La plastica che arriva in questi Stati viene normalmente denominata riciclata, numerose indagini però hanno dimostrato il contrario. Il commercio globale di rifiuti assume dunque la sembianza di un trasferimento di materiali che non si sanno gestire. Poco importa poi se si decide per la fusione, la combustione o non si decide proprio. D’altronde di commerciale c’è ben poco, considerando che il valore della plastica di scarto è quasi irrisorio e in molti casi sono le aziende ad essere pagate per riceverla, non viceversa.
Negli ultimi anni il traffico di rifiuti verso l’Africa si è intensificato perché la Cina (in precedenza la meta prediletta) ha chiuso le porte ad ogni ingresso. Altri Paesi tentano un’emulazione, molto spesso però la restituzione dei rifiuti si rivela un’impresa quasi impossibile.
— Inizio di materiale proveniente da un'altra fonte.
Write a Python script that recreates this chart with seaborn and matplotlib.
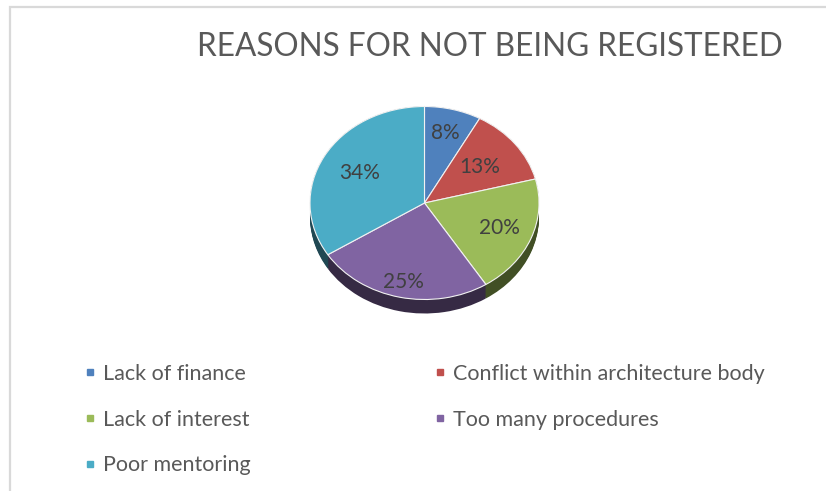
import matplotlib
matplotlib.use("Agg")
import matplotlib.pyplot as plt
from matplotlib.lines import Line2D
from matplotlib.patches import Rectangle
import seaborn as sns
import numpy as np

# ---- data ----
categories = ["Lack of finance", "Conflict within architecture body",
              "Lack of interest", "Too many procedures", "Poor mentoring"]
values = [8, 13, 20, 25, 34]
title = "REASONS FOR NOT BEING REGISTERED"

# ---- style ----
sns.set_theme(style="white")
plt.rcParams["font.family"] = ["Lato", "DejaVu Sans"]
top_colors = sns.color_palette(["#4F81BD", "#C0504D", "#9BBB59", "#8064A2", "#4BACC6"])
side_colors = [tuple(c * 0.42 for c in col) for col in top_colors]
text_color = "#595959"
label_dist = [0.745, 0.606, 0.70, 0.836, 0.648]  # per-label radial placement (style)

W, H = 826, 491
fig = plt.figure(figsize=(W / 100, H / 100), dpi=100)
fig.patch.set_facecolor("white")

# frame of the chart area
fig.patches.append(Rectangle((10 / W, -0.05), 1.1, (H - 7.5) / H + 0.05,
                             transform=fig.transFigure, fill=False,
                             edgecolor="#d9d9d9", linewidth=1.6, zorder=0))

# pie geometry in pixels
cx, cy = 424.5, 203.0
rx, ry = 114.5, 96.5
depth_px = 14.0
depth = depth_px / ry
pad = 1.05
left_px = cx - rx * pad
width_px = 2 * rx * pad
top_px = cy - ry * pad
height_px = ry * (2 * pad + depth)
ax = fig.add_axes([left_px / W, (H - top_px - height_px) / H, width_px / W, height_px / H])

# side (extrusion)
for off in np.linspace(depth, 0.0, 15):
    ax.pie(values, colors=side_colors, startangle=90, counterclock=False,
           center=(0, -off), radius=1.0, frame=True,
           wedgeprops=dict(linewidth=0))
# top face
wedges, texts, autotexts = ax.pie(
    values, colors=top_colors, startangle=90, counterclock=False,
    radius=1.0, frame=True, autopct="%1.0f%%", pctdistance=0.7,
    wedgeprops=dict(edgecolor="#f2f2f2", linewidth=0.8),
    textprops=dict(color="#404040", fontsize=15))
for w, t, d in zip(wedges, autotexts, label_dist):
    mid = np.deg2rad((w.theta1 + w.theta2) / 2)
    t.set_position((d * np.cos(mid), d * np.sin(mid)))
ax.set_aspect("auto")
ax.set_xlim(-pad, pad)
ax.set_ylim(-pad - depth, pad)
ax.axis("off")

fig.text(490 / W, 1 - 47 / H, title, ha="center", va="center",
         fontsize=22.7, color=text_color)

# legend (row-major, two columns)
handles = [Line2D([0], [0], marker="s", linestyle="none", markersize=5,
                  markerfacecolor=c, markeredgecolor=c) for c in top_colors]
kw = dict(frameon=False, fontsize=15.5, labelcolor=text_color, handlelength=0.6,
          handletextpad=0.26, labelspacing=1.19, borderaxespad=0, borderpad=0)
leg1 = fig.legend([handles[i] for i in (0, 2, 4)], [categories[i] for i in (0, 2, 4)],
                  loc="upper left", bbox_to_anchor=(84 / W, 1 - 364 / H), **kw)
leg2 = fig.legend([handles[i] for i in (1, 3)], [categories[i] for i in (1, 3)],
                  loc="upper left", bbox_to_anchor=(434 / W, 1 - 364 / H), **kw)

fig.savefig("out.png", dpi=100, facecolor="white")
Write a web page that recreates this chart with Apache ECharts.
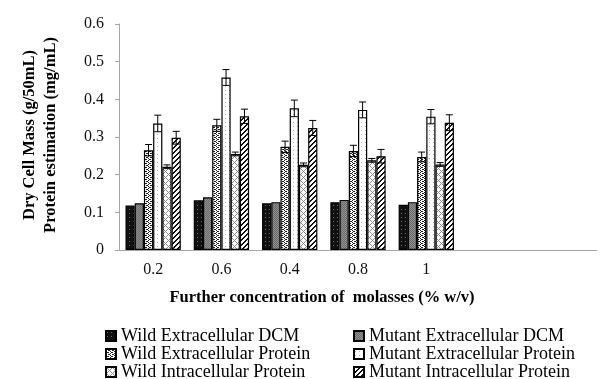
<!DOCTYPE html>
<html>
<head>
<meta charset="utf-8">
<script src="https://cdn.jsdelivr.net/npm/echarts@6/dist/echarts.min.js"></script>
<style>
  html, body { margin: 0; padding: 0; background: #fff; }
  #chart { width: 600px; height: 379px; }
</style>
</head>
<body>
<div id="chart"></div>
<script>
// Molasses concentrations (% w/v); the last two slots are left empty on the axis
const concentrations = ['0.2', '0.6', '0.4', '0.8', '1', '', ' '];

// Dry cell mass (g/50mL)
const wildExtracellularDCM   = [0.118, 0.132, 0.124, 0.127, 0.120];
const mutantExtracellularDCM = [0.124, 0.140, 0.127, 0.133, 0.127];

// Protein estimation (mg/mL) with standard errors
const wildExtracellularProtein      = [0.265, 0.331, 0.274, 0.263, 0.247];
const wildExtracellularProteinErr   = [0.015, 0.016, 0.015, 0.015, 0.013];
const mutantExtracellularProtein    = [0.336, 0.458, 0.376, 0.372, 0.354];
const mutantExtracellularProteinErr = [0.022, 0.021, 0.022, 0.021, 0.019];
const wildIntracellularProtein      = [0.221, 0.255, 0.226, 0.238, 0.227];
const wildIntracellularProteinErr   = [0.005, 0.005, 0.005, 0.005, 0.005];
const mutantIntracellularProtein    = [0.298, 0.355, 0.324, 0.249, 0.338];
const mutantIntracellularProteinErr = [0.017, 0.019, 0.020, 0.018, 0.021];

const seriesNames = [
  'Wild Extracellular DCM', 'Mutant Extracellular DCM',
  'Wild Extracellular Protein', 'Mutant Extracellular Protein',
  'Wild Intracellular Protein', 'Mutant Intracellular Protein'
];
const seriesValues = [
  wildExtracellularDCM, mutantExtracellularDCM,
  wildExtracellularProtein, mutantExtracellularProtein,
  wildIntracellularProtein, mutantIntracellularProtein
];
const seriesErrors = [
  null, null,
  wildExtracellularProteinErr, mutantExtracellularProteinErr,
  wildIntracellularProteinErr, mutantIntracellularProteinErr
];

// Small bitmap fills for the monochrome bar textures
function pattern(size, bg, fg, isOn) {
  const c = document.createElement('canvas');
  c.width = size; c.height = size;
  const ctx = c.getContext('2d');
  ctx.fillStyle = bg;
  ctx.fillRect(0, 0, size, size);
  ctx.fillStyle = fg;
  for (let y = 0; y < size; y++) {
    for (let x = 0; x < size; x++) {
      if (isOn(x, y)) ctx.fillRect(x, y, 1, 1);
    }
  }
  return { image: c, repeat: 'repeat' };
}

const fills = [
  pattern(4, '#111', '#6e6e6e', (x, y) => x === 1 && y === 1),
  pattern(2, '#8e8e8e', '#6c6c6c', (x, y) => x === y),
  pattern(4, '#fff', '#222', (x, y) => (x + 2 * y) % 4 === 0 || (x === 3 && y === 1) || (x === 1 && y === 3)),
  pattern(4, '#fff', '#b0b0b0', (x, y) => x === 1 && y === 2),
  pattern(6, '#fff', '#8a8a8a', (x, y) => (x + y) % 6 === 0 || (x - y + 6) % 6 === 0),
  pattern(5, '#fff', '#111', (x, y) => (x + y) % 5 === 0 || (x + y) % 5 === 1)
];

const GAP = 0.19;
const FONT = '"Liberation Serif", "Times New Roman", serif';

const barSeries = seriesNames.map((name, i) => ({
  name: name,
  type: 'bar',
  data: seriesValues[i],
  barGap: '0%',
  barCategoryGap: (GAP * 100) + '%',
  itemStyle: { color: fills[i], borderColor: '#000', borderWidth: 1.2 },
  emphasis: { disabled: true }
}));

// [categoryIndex, seriesIndex, value, error]
const errorData = [];
seriesValues.forEach((vals, s) => {
  if (!seriesErrors[s]) return;
  vals.forEach((v, c) => errorData.push([c, s, v, seriesErrors[s][c]]));
});

const errorSeries = {
  type: 'custom',
  data: errorData,
  encode: { x: 0, y: 2 },
  z: 10,
  silent: true,
  renderItem: function (params, api) {
    const cat = api.value(0), s = api.value(1), v = api.value(2), e = api.value(3);
    const catW = api.size([1, 0])[0];
    const barW = catW * (1 - GAP) / seriesNames.length;
    const base = api.coord([cat, v]);
    const x = base[0] + (s - (seriesNames.length - 1) / 2) * barW;
    const yTop = api.coord([cat, v + e])[1];
    const yBot = api.coord([cat, v - e])[1];
    const hw = 3.5;
    const st = { stroke: '#000', lineWidth: 1 };
    return {
      type: 'group',
      children: [
        { type: 'line', shape: { x1: x, y1: yTop, x2: x, y2: yBot }, style: st },
        { type: 'line', shape: { x1: x - hw, y1: yTop, x2: x + hw, y2: yTop }, style: st },
        { type: 'line', shape: { x1: x - hw, y1: yBot, x2: x + hw, y2: yBot }, style: st }
      ]
    };
  }
};

const legendBase = {
  orient: 'vertical',
  icon: 'rect',
  itemWidth: 10,
  itemHeight: 10,
  itemGap: 0,
  padding: 0,
  height: 60,
  selectedMode: false,
  textStyle: { fontFamily: FONT, fontSize: 18, color: '#000', lineHeight: 17 },
  top: 327
};

const chart = echarts.init(document.getElementById('chart'), null, { renderer: 'canvas' });
chart.setOption({
  backgroundColor: '#fff',
  animation: false,
  grid: { left: 119, right: 3, top: 24, bottom: 129 },
  legend: [
    Object.assign({}, legendBase, { left: 105, data: [seriesNames[0], seriesNames[2], seriesNames[4]] }),
    Object.assign({}, legendBase, { left: 353, data: [seriesNames[1], seriesNames[3], seriesNames[5]] })
  ],
  xAxis: {
    type: 'category',
    data: concentrations,
    axisLine: { lineStyle: { color: '#a6a6a6', width: 1 } },
    axisTick: { length: 5, lineStyle: { color: '#a6a6a6' } },
    axisLabel: { fontFamily: FONT, fontSize: 16, color: '#111', margin: 12 }
  },
  yAxis: {
    type: 'value',
    min: 0,
    max: 0.6,
    interval: 0.1,
    splitLine: { show: false },
    axisLine: { show: true, lineStyle: { color: '#a6a6a6', width: 1 } },
    axisTick: { show: true, length: 4, lineStyle: { color: '#a6a6a6' } },
    axisLabel: { fontFamily: FONT, fontSize: 16, color: '#111', margin: 15 }
  },
  graphic: [
    {
      type: 'text', x: 30, y: 135, rotation: Math.PI / 2,
      style: { text: 'Dry Cell Mass (g/50mL)', font: 'bold 16.5px ' + FONT, fill: '#000', align: 'center', verticalAlign: 'middle' }
    },
    {
      type: 'text', x: 51, y: 135, rotation: Math.PI / 2,
      style: { text: 'Protein estimation (mg/mL)', font: 'bold 16.5px ' + FONT, fill: '#000', align: 'center', verticalAlign: 'middle' }
    },
    {
      type: 'text', x: 322, y: 298,
      style: { text: 'Further concentration of  molasses (% w/v)', font: 'bold 16.5px ' + FONT, fill: '#000', align: 'center', verticalAlign: 'middle' }
    }
  ],
  series: barSeries.concat([errorSeries])
});
</script>
</body>
</html>
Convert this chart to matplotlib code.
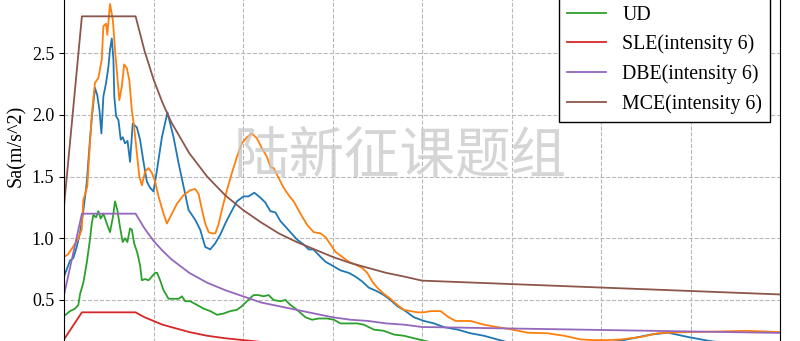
import matplotlib.pyplot as plt

# period axis for the code design spectra (s)
T_code = [0, 0.1, 0.4, 0.45, 0.5, 0.55, 0.6, 0.7, 0.8, 0.9, 1.0, 1.1, 1.2,
          1.3, 1.4, 1.5, 1.6, 1.7, 1.8, 1.9, 2.0, 4.0]
sle = [0.18, 0.40, 0.40, 0.36, 0.33, 0.30, 0.28, 0.24, 0.21, 0.19, 0.175, 0.16,
       0.15, 0.14, 0.13, 0.12, 0.115, 0.11, 0.10, 0.098, 0.094, 0.078]
dbe = [0.54, 1.20, 1.20, 1.08, 0.98, 0.90, 0.83, 0.72, 0.64, 0.58, 0.53, 0.48,
       0.45, 0.42, 0.39, 0.36, 0.34, 0.33, 0.31, 0.30, 0.281, 0.233]
mce = [1.26, 2.80, 2.80, 2.52, 2.29, 2.10, 1.94, 1.69, 1.50, 1.35, 1.23, 1.13,
       1.04, 0.97, 0.91, 0.85, 0.80, 0.76, 0.72, 0.69, 0.657, 0.545]

# record spectra
T_ew = [0, 0.034, 0.052, 0.071, 0.090, 0.106, 0.127, 0.145, 0.157, 0.173, 0.186,
        0.198, 0.209, 0.220, 0.235, 0.248, 0.257, 0.267, 0.276, 0.281, 0.291,
        0.304, 0.317, 0.328, 0.341, 0.355, 0.369, 0.384, 0.407, 0.425, 0.444,
        0.463, 0.481, 0.500, 0.519, 0.547, 0.578, 0.612, 0.640, 0.668, 0.696,
        0.733, 0.761, 0.789, 0.817, 0.845, 0.873, 0.901, 0.929, 0.966, 1.003,
        1.031, 1.063, 1.097, 1.125, 1.153, 1.181, 1.209, 1.246, 1.283, 1.302,
        1.339, 1.367, 1.393, 1.433, 1.461, 1.498, 1.545, 1.591, 1.628, 1.666,
        1.703, 1.750, 1.787, 1.824, 1.862, 1.908, 1.955, 2.011, 2.067, 2.123,
        2.198, 2.272, 2.346, 2.421, 2.496, 2.664, 2.888, 3.111, 3.279, 3.374,
        3.486, 3.598, 3.783, 4.0]
ew = [0.69, 0.82, 0.84, 0.93, 1.05, 1.20, 1.45, 1.80, 2.00, 2.22, 2.16,
      2.04, 1.85, 2.15, 2.26, 2.39, 2.53, 2.62, 2.45, 2.15, 1.99,
      1.96, 1.80, 1.82, 1.77, 1.79, 1.62, 1.93, 1.90, 1.80, 1.62,
      1.46, 1.41, 1.38, 1.55, 1.82, 2.02, 1.82, 1.61, 1.42, 1.23,
      1.15, 1.07, 0.93, 0.91, 0.96, 1.03, 1.12, 1.20, 1.30, 1.34,
      1.34, 1.37, 1.33, 1.29, 1.22, 1.21, 1.14, 1.08, 1.02, 0.99,
      0.95, 0.91, 0.91, 0.85, 0.81, 0.78, 0.74, 0.72, 0.69, 0.65,
      0.60, 0.57, 0.54, 0.50, 0.45, 0.41, 0.36, 0.33, 0.31, 0.28,
      0.26, 0.23, 0.21, 0.18, 0.15, 0.12, 0.13, 0.17, 0.22, 0.235,
      0.20, 0.17, 0.13, 0.12]

T_ns = [0, 0.022, 0.050, 0.077, 0.099, 0.108, 0.130, 0.155, 0.173, 0.192, 0.211,
        0.220, 0.235, 0.242, 0.257, 0.273, 0.285, 0.298, 0.309, 0.323, 0.336,
        0.351, 0.365, 0.379, 0.392, 0.407, 0.421, 0.435, 0.453, 0.472, 0.491,
        0.509, 0.528, 0.556, 0.575, 0.603, 0.631, 0.668, 0.705, 0.733, 0.752,
        0.771, 0.789, 0.808, 0.827, 0.845, 0.863, 0.882, 0.910, 0.938, 0.966,
        0.994, 1.022, 1.050, 1.078, 1.106, 1.134, 1.153, 1.171, 1.199, 1.227,
        1.255, 1.283, 1.321, 1.358, 1.395, 1.433, 1.461, 1.489, 1.517, 1.554,
        1.591, 1.638, 1.666, 1.694, 1.722, 1.750, 1.787, 1.824, 1.862, 1.899,
        1.936, 1.974, 2.011, 2.048, 2.104, 2.149, 2.188, 2.272, 2.346, 2.421,
        2.505, 2.589, 2.701, 2.794, 2.888, 2.962, 3.037, 3.111, 3.223, 3.317,
        3.374, 3.503, 3.671, 3.811, 4.0]
ns = [0.85, 0.87, 0.93, 0.99, 1.07, 1.31, 1.42, 2.00, 2.26, 2.30, 2.45,
      2.72, 2.74, 2.65, 2.90, 2.77, 2.53, 2.31, 2.12, 2.23, 2.41,
      2.38, 2.28, 2.04, 1.90, 1.69, 1.50, 1.43, 1.54, 1.57, 1.53,
      1.46, 1.34, 1.20, 1.12, 1.20, 1.28, 1.35, 1.39, 1.40, 1.36,
      1.23, 1.12, 1.05, 1.04, 1.04, 1.11, 1.23, 1.39, 1.53, 1.66,
      1.77, 1.82, 1.85, 1.81, 1.73, 1.66, 1.58, 1.57, 1.49, 1.41,
      1.35, 1.30, 1.20, 1.11, 1.05, 1.04, 1.01, 0.95, 0.89, 0.85,
      0.81, 0.78, 0.76, 0.72, 0.65, 0.60, 0.55, 0.51, 0.46, 0.42,
      0.41, 0.40, 0.40, 0.41, 0.41, 0.36, 0.33, 0.33, 0.30, 0.28,
      0.26, 0.235, 0.23, 0.21, 0.18, 0.175, 0.175, 0.18, 0.20, 0.23,
      0.235, 0.24, 0.245, 0.25, 0.24]

T_ud = [0, 0.034, 0.062, 0.080, 0.090, 0.108, 0.127, 0.145, 0.155, 0.164, 0.179,
        0.192, 0.205, 0.220, 0.239, 0.257, 0.273, 0.285, 0.298, 0.313, 0.328,
        0.341, 0.354, 0.369, 0.379, 0.392, 0.410, 0.425, 0.435, 0.453, 0.472,
        0.491, 0.509, 0.520, 0.537, 0.556, 0.584, 0.612, 0.640, 0.659, 0.677,
        0.705, 0.743, 0.780, 0.817, 0.855, 0.891, 0.929, 0.966, 0.994, 1.022,
        1.059, 1.086, 1.115, 1.143, 1.171, 1.209, 1.237, 1.265, 1.302, 1.349,
        1.386, 1.423, 1.470, 1.507, 1.545, 1.591, 1.638, 1.675, 1.731, 1.787,
        1.843, 1.899, 1.955, 2.011, 2.104, 2.328, 2.664, 3.111, 3.559, 4.0]
ud = [0.37, 0.41, 0.43, 0.46, 0.55, 0.64, 0.80, 0.99, 1.12, 1.19, 1.17,
      1.22, 1.16, 1.20, 1.12, 1.05, 1.17, 1.30, 1.23, 1.09, 0.97,
      1.00, 0.97, 1.08, 1.07, 0.96, 0.88, 0.78, 0.66, 0.67, 0.66,
      0.69, 0.72, 0.72, 0.66, 0.58, 0.51, 0.51, 0.51, 0.53, 0.49,
      0.49, 0.46, 0.43, 0.41, 0.38, 0.39, 0.41, 0.42, 0.45, 0.49,
      0.54, 0.54, 0.53, 0.54, 0.50, 0.49, 0.50, 0.46, 0.42, 0.36,
      0.34, 0.35, 0.35, 0.34, 0.31, 0.31, 0.31, 0.30, 0.26, 0.25,
      0.22, 0.21, 0.19, 0.17, 0.14, 0.11, 0.10, 0.12, 0.13, 0.11]

y_ticks = [0.5, 1.0, 1.5, 2.0, 2.5]

plt.rcParams['font.family'] = 'Liberation Serif'

fig = plt.figure(figsize=(8, 3.41), dpi=100)
# the visible picture is a crop of a taller axes
ax = fig.add_axes([0.08, -0.0606, 0.895, 1.2659])

lw = 1.3
ax.plot(T_ew, ew, color='#1f77b4', lw=lw, label='EW')
ax.plot(T_ns, ns, color='#ff7f0e', lw=lw, label='NS')
ax.plot(T_ud, ud, color='#2ca02c', lw=lw, label='UD')
ax.plot(T_code, sle, color='#d62728', lw=lw, label='SLE(intensity 6)')
ax.plot(T_code, dbe, color='#9467bd', lw=lw, label='DBE(intensity 6)')
ax.plot(T_code, mce, color='#8c564b', lw=lw, label='MCE(intensity 6)')

ax.set_xlim(0, 4)
ax.set_ylim(0, 3.5)
ax.set_yticks(y_ticks)
ax.set_ylabel('Sa(m/s^2)', fontsize=14.5)
ax.tick_params(labelsize=13)
# x tick labels fall below the cropped picture
ax.tick_params(axis='x', labelbottom=False)
ax.grid(True, linestyle='--', color='#b8b8b8', linewidth=0.8)

leg = ax.legend(loc='upper right', fontsize=14.3, fancybox=False,
                edgecolor='black', framealpha=1)
leg.get_frame().set_linewidth(1.0)

fig.text(0.5, 1 - 157 / 341, '陆新征课题组', fontsize=40, color='#c8c8c8',
         ha='center', va='center', family=['Noto Sans CJK SC'],
         fontweight='light', alpha=0.75, zorder=10)

fig.savefig('out.png', dpi=100)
Capita infatti che i container restino depositati nei porti di qualche grande città marittima oppure vengano semplicemente dirottati verso altri Paesi.
Jim Puckett è il direttore esecutivo del Basel Action Network, una ONG che vigila sul rispetto e l’applicazione della convenzione di Basilea¹ riguardo i rifiuti, sintetizza bene la situazione corrente con queste parole: “Tutti stanno cercando il prossimo paese disposto ad accettare quella roba”. Il trasferimento del problema non corrisponde ad una sua soluzione, sembra però essere la modalità più accreditata.
¹ L’accordo è in vigore dall’8 maggio 1994 ed è il più completo stipulato da parte dell’Unione Europea riguardo la tematica ambientale, in particolar modo la gestione dei rifiuti. Oltre a regolarne i movimenti transfrontalieri, richiede alle parti in causa la gestione e lo smaltimento secondo modalità sane dal punto di vista ambientale.
FONTI:
L’Africa invasa dalla plastica. Sharon Lerner, Internazionale 1379, pp. 46 – 54.